Reliability of the switch is the design’s strong suit. The GCS22U has been in IOGEAR’s range for many years; the firmware is mature, the keyboard and mouse re-enumerate cleanly, and the VGA pass-through is electrically straightforward. There is no driver to install on either host and no special boot sequence.
Display Compatibility — Single / Dual / Triple
This is a single-VGA-monitor KVM, period. There is one VGA out on the unit, one VGA in per host (built into the host cables), and the supported resolution is up to 2048×1536 at 60Hz — well above the typical 1280×1024 of an older office VGA display and adequate for the occasional 1080p VGA panel. Modern flat-panel monitors with VGA input are increasingly rare on the new market, so the typical buyer here is someone with an existing VGA monitor they want to keep using — a small business office computer, a legacy industrial control PC, or a server-room admin desk where one VGA console serves multiple machines. For users with HDMI monitors, the IOGEAR GCS22U is not the right product; look at the HDMI KVMs reviewed elsewhere on this site. For modern HDMI cabling, see our best HDMI cables guide.

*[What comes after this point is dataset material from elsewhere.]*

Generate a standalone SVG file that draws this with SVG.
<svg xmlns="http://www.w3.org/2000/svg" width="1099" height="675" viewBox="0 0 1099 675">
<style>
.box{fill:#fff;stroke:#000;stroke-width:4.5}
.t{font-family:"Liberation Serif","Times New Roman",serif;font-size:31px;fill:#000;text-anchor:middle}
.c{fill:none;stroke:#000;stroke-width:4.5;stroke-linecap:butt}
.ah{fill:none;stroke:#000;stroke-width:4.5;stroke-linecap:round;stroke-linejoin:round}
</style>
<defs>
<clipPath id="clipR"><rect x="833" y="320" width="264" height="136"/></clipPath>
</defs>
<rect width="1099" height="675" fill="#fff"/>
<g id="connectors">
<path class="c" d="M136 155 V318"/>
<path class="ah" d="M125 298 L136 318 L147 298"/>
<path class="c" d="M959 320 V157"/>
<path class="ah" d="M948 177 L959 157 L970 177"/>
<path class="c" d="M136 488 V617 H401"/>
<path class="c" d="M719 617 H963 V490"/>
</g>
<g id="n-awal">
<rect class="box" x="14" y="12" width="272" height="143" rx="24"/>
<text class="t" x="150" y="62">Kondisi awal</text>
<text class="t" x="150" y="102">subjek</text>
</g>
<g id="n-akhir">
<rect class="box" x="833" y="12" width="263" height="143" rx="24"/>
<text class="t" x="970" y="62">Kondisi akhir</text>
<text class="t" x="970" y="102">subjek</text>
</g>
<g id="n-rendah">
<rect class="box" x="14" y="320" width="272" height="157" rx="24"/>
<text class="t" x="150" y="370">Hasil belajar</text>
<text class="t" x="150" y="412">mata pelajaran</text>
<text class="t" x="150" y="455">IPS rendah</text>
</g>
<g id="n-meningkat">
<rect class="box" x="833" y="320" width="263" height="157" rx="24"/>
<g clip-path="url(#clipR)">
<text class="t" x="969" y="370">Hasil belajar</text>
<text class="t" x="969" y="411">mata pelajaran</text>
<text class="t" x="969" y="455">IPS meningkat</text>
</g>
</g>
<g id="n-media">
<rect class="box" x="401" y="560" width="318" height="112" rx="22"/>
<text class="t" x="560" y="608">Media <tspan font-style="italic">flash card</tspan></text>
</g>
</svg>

USB Pass-Through & Peripherals
The GCS22U has two USB-A downstream ports on the front of the unit, designed specifically for a keyboard and a mouse — that is, two of the three letters in KVM. The USB ports are USB 1.1, which is the appropriate spec for human-interface devices and is the original USB standard a KVM of this generation was built around; it is not suitable for connecting external drives, webcams, or any non-HID peripheral. If your shared peripheral pool includes anything beyond a keyboard and mouse, you would supplement the KVM with a separate USB hub on each host, or step up to a more modern HDMI KVM with USB 3.0 pass-through. As a dedicated keyboard-and-mouse KVM the two-port allocation is exactly what is needed and the USB 1.1 spec is functionally sufficient.
Build Quality & Switching Method
The chassis is a small, palm-sized plastic unit with the front button, the active-host LED and the two USB ports on the front, and a pair of built-in host cables permanently moulded into the back of the unit — each pigtail terminating in a male VGA connector and a USB-A connector for plugging into a host PC. The built-in cabling is the design feature: there are no separate cables to buy or lose, and the cable lengths (around 1.2m / 4ft on each side) are well-judged for a typical desk. The switching method is push-button only, with a clean tactile click. The whole unit weighs almost nothing and will live happily on a desk, on top of a tower, or zip-tied behind a monitor. It is one of the smallest true KVMs you can buy.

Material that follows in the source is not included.